According to Aaron Zelin, research fellow at the Washington Institute for Near East Policy, Sons of the Sahara emerged in October 2007. According to French and jihadist sources, he says, the group launched sabotage attacks against gas facilities in eastern Algeria -- in the area of last week's attack. In November 2007, it launched an attack on Djanet airport, much farther south, hitting a military plane with rockets as it prepared to take off,
Zelin says the group later agreed a cease-fire with the Algerian government -- though some members split off and joined al Qaeda in the Islamic Maghreb.
Bencheneb abandoned the truce in 2011, with his group accusing the government of reneging on cease-fire terms. Some accounts suggest the arrest of several of the group's fighters was also a factor in ending the truce.
The training video is a declaration of war against the Algerian state.
The commentary says: "The Movement of the Sons of the Sahara is making a new start and is determined not to abandon the armed struggle and not to stop the war against the oppressing regime until the [Algerian] people get their dignity back."

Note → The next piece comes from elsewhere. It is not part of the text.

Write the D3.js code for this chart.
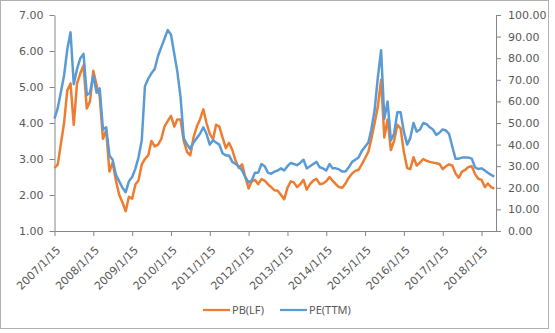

The group describes itself as jihadist -- with the goal of introducing Islamic Sharia law to Algeria.
The video is set in a desert oasis surrounded by steep scarps. It's unclear whether it is in Algeria, southern Libya or elsewhere in the Maghreb.
In a statement released in September last year, a masked man purporting to be Bencheneb launched another broadside against "the Algerian generals" for doing nothing to help liberate an Algerian vice consul who'd been abducted in the Malian town of Gao. The diplomat -- Tahar Touati -- was executed by his captors, another al Qaeda affiliated group that is still strong in northern Mali.
"How can we [Algerians] remain under the control of these generals who have stolen our wealth, humiliated us and deprived us of water and electricity?" he asks.
Sons of the Sahara is just one of many militant groups to have emerged in Algeria in the last 20 years. The first took up arms in 1992, after the Algerian military stepped in to cancel elections that the Islamic Salvation Front was poised to win.
A subsequent guerrilla war waged by the Armed Islamic Group (GIA) -- and its suppression by Algerian security forces -- took an estimated 150,000 lives. A successor group to the GIA became the foundation for al Qaeda in the Islamic Maghreb.
In addition, many southern Algerians complain their region has been marginalized by the dominant north.
Whether (and when) Bencheneb saw himself as part of a larger al Qaeda-inspired movement is unclear.
But he was considered close to Belmoktar and Zelin says he is believed to have served on the Shura Council of Belmoktar's group. Zelin adds that in another statement that appeared in March 2012, Bencheneb said his group was headquartered in northern Mali, where Belmoktar is also strongest.
Whether Bencheneb and his group were involved in kidnapping -- which has helped al Qaeda in the Islamic Maghreb raise tens of millions of dollars -- is also unknown.
Algerian media reported that Sons of the Sahara were involved in abducting three aid workers -- two Spaniards and an Italian -- near the town of Tindouf in southern Algeria in October 2011. Another jihadist group -- the Movement for Unity and Jihad in West Africa (MUJAO) -- claimed responsibility for the abductions, and Zelin says it's possible there was some coordination between the two groups.
As an example of how these groups can move freely across the Sahel, the three aid workers were released months later some 1,200 kilometers (750 miles) away -- in Gao, a town in northern Mali where Belmoktar is thought to be based. MUJAO said it had received a ransom of $18 million for their release, although other estimates put the figure much lower.
Bencheneb's fluid connections and the paucity of intelligence about his group are further evidence that North Africa's terrorist firmament is both diverse and fractured, with different motivations and associations inspiring a kaleidoscope of groups from Benghazi to the Algerian desert and northern Nigeria.
Combating these groups will, as U.S. Secretary of State Hillary Clinton acknowledged Wednesday, will be a long struggle.
Words echoed Thursday by Gen. Carter Ham, commander of the U.S. Africa Command, who told an audience at Howard University: "Realistically, we would all like to see the elimination of al Qaeda and others from northern Mali. Realistically, probably the best you can get is containment and disruption."